Abstract

Human Activity Recognition (HAR) plays a crucial role in various applications(e.g., medical treatment, video surveillance and sports monitoring). Transfer learning is a promising solution to cross-domain identification problems in HAR. However, existing methods usually ignore the negative transfer caused by using the features of each source domain in equal proportions, as well as the distribution difference between the source and target domains. In this paper, an HAR method based on manifold learning is proposed. Firstly, the similarity between the domain and multiple source domains is calculated using the Multi-Kernel-Maximum Mean Difference (MK-MMD), and the source domain most similar to the target domain is selected as the optimal source domain in the transfer task.

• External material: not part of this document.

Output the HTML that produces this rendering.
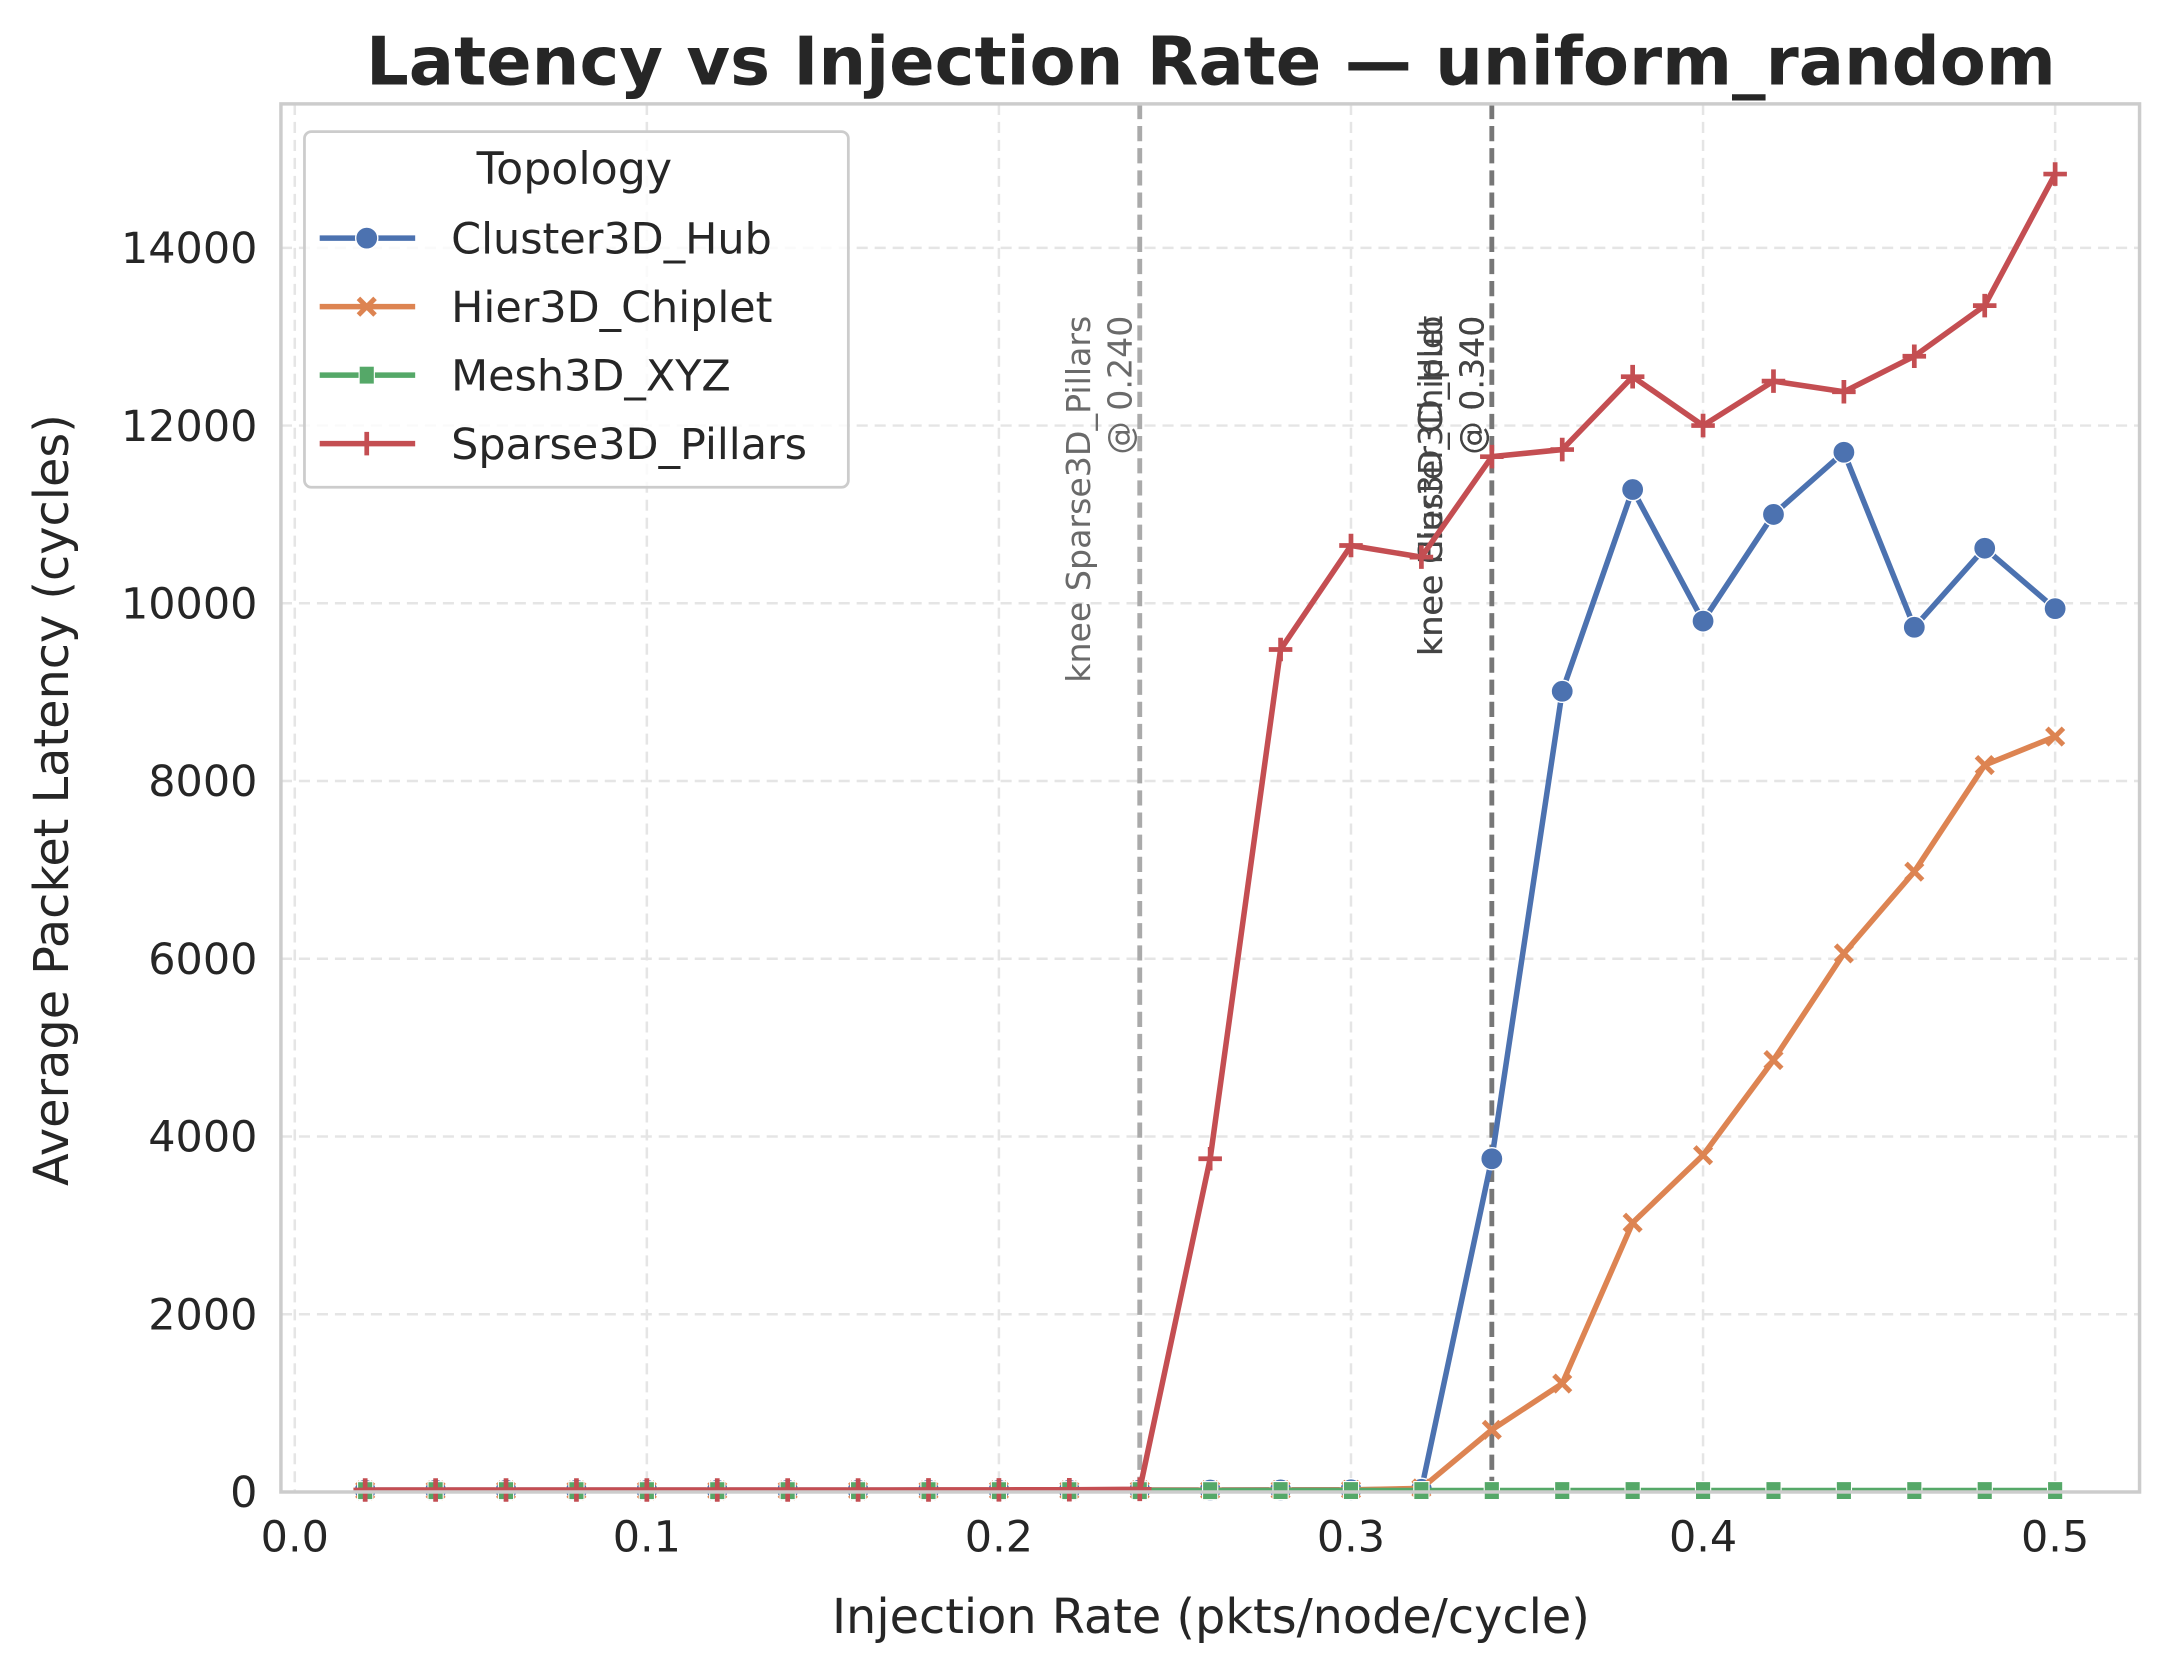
<!DOCTYPE html>
<html><head><meta charset="utf-8"><style>
html,body{margin:0;padding:0;background:#fff}
svg{display:block}
text{font-family:"DejaVu Sans","Liberation Sans",sans-serif;fill:#262626}
</style></head><body>
<svg id="chart" width="2170" height="1672" viewBox="0 0 1568 1208" xmlns="http://www.w3.org/2000/svg">
<rect x="0" y="0" width="1568" height="1208" fill="#fff"/>
<g id="grid"></g>
<g id="vlines"></g>
<g id="series"></g>
<rect x="203" y="75" width="1343" height="1003" fill="none" stroke="#ccc" stroke-width="2.5"/>
<g id="ticks"></g>
<text x="875" y="61" text-anchor="middle" font-size="48.5" font-weight="bold">Latency vs Injection Rate — uniform_random</text>
<text x="875" y="1180" text-anchor="middle" font-size="34.5">Injection Rate (pkts/node/cycle)</text>
<text transform="translate(49,578) rotate(-90)" text-anchor="middle" font-size="34.5">Average Packet Latency (cycles)</text>
<g id="legend"></g>
</svg>
<script>
const xs=[0.02,0.04,0.06,0.08,0.10,0.12,0.14,0.16,0.18,0.20,0.22,0.24,0.26,0.28,0.30,0.32,0.34,0.36,0.38,0.40,0.42,0.44,0.46,0.48,0.50];
const cluster=[20,20,20,20,20,20,20,20,20,20,20,22,22,24,25,30,3750,9010,11280,9800,11000,11700,9730,10620,9940];
const hier=[18,18,18,18,18,18,18,18,18,19,19,20,20,22,24,40,700,1220,3030,3790,4860,6060,6980,8180,8500];
const mesh=[15,15,15,15,15,15,15,15,15,15,15,15,15,16,16,16,16,16,16,16,16,16,16,16,16];
const sparse=[22,22,22,22,22,22,22,22,23,24,25,30,3750,9480,10650,10520,11650,11730,12550,12000,12500,12380,12780,13350,14830];
const xTicks=[0.0,0.1,0.2,0.3,0.4,0.5];
const xTickLabels=["0.0","0.1","0.2","0.3","0.4","0.5"];
const yTicks=[0,2000,4000,6000,8000,10000,12000,14000];
const knees=[0.24,0.34];
const names=["Cluster3D_Hub","Hier3D_Chiplet","Mesh3D_XYZ","Sparse3D_Pillars"];
const NS="http://www.w3.org/2000/svg";
const X=v=>213+v*2544;
const Y=v=>1078-v*(899/14000);
function el(t,a,p){const e=document.createElementNS(NS,t);for(const k in a)e.setAttribute(k,a[k]);p.appendChild(e);return e;}
const grid=document.getElementById('grid'),ticks=document.getElementById('ticks');
xTicks.forEach((t,i)=>{
 const g=el('line',{x1:X(t),x2:X(t),y1:75,y2:1078,stroke:'#e5e5e5','stroke-width':1.8,'stroke-dasharray':'8,5'},grid);
 
 
 const l=el('text',{x:X(t),y:1121,'text-anchor':'middle','font-size':31},ticks);l.textContent=xTickLabels[i];
 
 
});
yTicks.forEach(t=>{
 const g=el('line',{x1:203,x2:1546,y1:Y(t),y2:Y(t),stroke:'#e5e5e5','stroke-width':1.8,'stroke-dasharray':'8,5'},grid);
 
 
 const l=el('text',{x:186,y:Y(t)+11,'text-anchor':'end','font-size':31},ticks);l.textContent=String(t);
 
 
});
const vl=document.getElementById('vlines');
const kc=['#aaaaaa','#777777'];
knees.forEach((k,i)=>{
 const l=el('line',{x1:X(k),x2:X(k),y1:75,y2:1078,stroke:kc[i],'stroke-width':3.5,'stroke-dasharray':'11,5'},vl);
 
 
});
function ann(x,lines,col){
 lines.forEach((s,j)=>{
  const t=el('text',{transform:`translate(${x-30+j*30},228) rotate(-90)`,'text-anchor':'end','font-size':24,style:'fill:'+col},vl);
  t.textContent=s;
  
  
 });
}
ann(X(0.24)-6,["knee Sparse3D_Pillars","@ 0.240"],'#6a6a6a');
ann(X(0.34)-6,["knee Cluster3D_Hub","@ 0.340"],'#444');
ann(X(0.34)-6,["knee Hier3D_Chiplet","@ 0.340"],'#444');
const ser=document.getElementById('series');
const cols=['#4c72b0','#dd8452','#55a868','#c44e52'];
const datas=[cluster,hier,mesh,sparse];
const order=[0,1,2,3];
function marker(k,x,y,g){
 let m;
 if(k===0)m=el('circle',{cx:x,cy:y,r:8,fill:cols[0],stroke:'#fff','stroke-width':1},g);
 else if(k===1){m=el('path',{d:`M${x-6} ${y-6}L${x+6} ${y+6}M${x-6} ${y+6}L${x+6} ${y-6}`,stroke:cols[1],'stroke-width':3.6},g);}
 else if(k===2)m=el('rect',{x:x-5.5,y:y-6.5,width:11,height:13,fill:cols[2],stroke:'#fff','stroke-width':0.8},g);
 else m=el('path',{d:`M${x-8.5} ${y}L${x+8.5} ${y}M${x} ${y-8.5}L${x} ${y+8.5}`,stroke:cols[3],'stroke-width':3.4},g);
 
 
}
order.forEach(k=>{
 const d=datas[k];
 const g=el('g',{},ser);
 
 
 const p=el('path',{d:xs.map((x,i)=>(i?'L':'M')+X(x)+' '+Y(d[i])).join(''),fill:'none',stroke:cols[k],'stroke-width':4,'stroke-linejoin':'round'},g);
 
 
 xs.forEach((x,i)=>marker(k,X(x),Y(d[i]),g));
});
const lg=document.getElementById('legend');
const box=el('rect',{x:220,y:95,width:393,height:257,rx:5,fill:'#fff','fill-opacity':0.8,stroke:'#ccc','stroke-width':2},lg);


const tt=el('text',{x:415,y:133,'text-anchor':'middle','font-size':32},lg);tt.textContent='Topology';


names.forEach((n,i)=>{
 const y=172+i*49.5;
 const g=el('g',{},lg);
 
 
 el('line',{x1:231,x2:300,y1:y,y2:y,stroke:cols[i],'stroke-width':4},g);
 marker(i,265,y,g);
 const t=el('text',{x:326,y:y+11,'font-size':31},g);t.textContent=n;
});
</script>
</body></html>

Secondly, Locally Linear Embedding (LLE) is leveraged to reduce the dimensionality of both optimal source domain and target domain data to remove redundant information, and the Geodesic Flow Kernel (GFK) is utilized to project low-dimensional data into the Grassmann manifold space and reduce the distribution difference between the two domains. Finally, the source domain action training model is applied to the target domain. Three public datasets (i.e., PAMAP2, OPPORTUNITY and UCI DSADS) are utilized to validate the effectiveness of the proposed approach. Experimental results are presented to demonstrate that the proposed HAR method can predict a large number of unlabeled samples in the target domain while preserving the original data structure.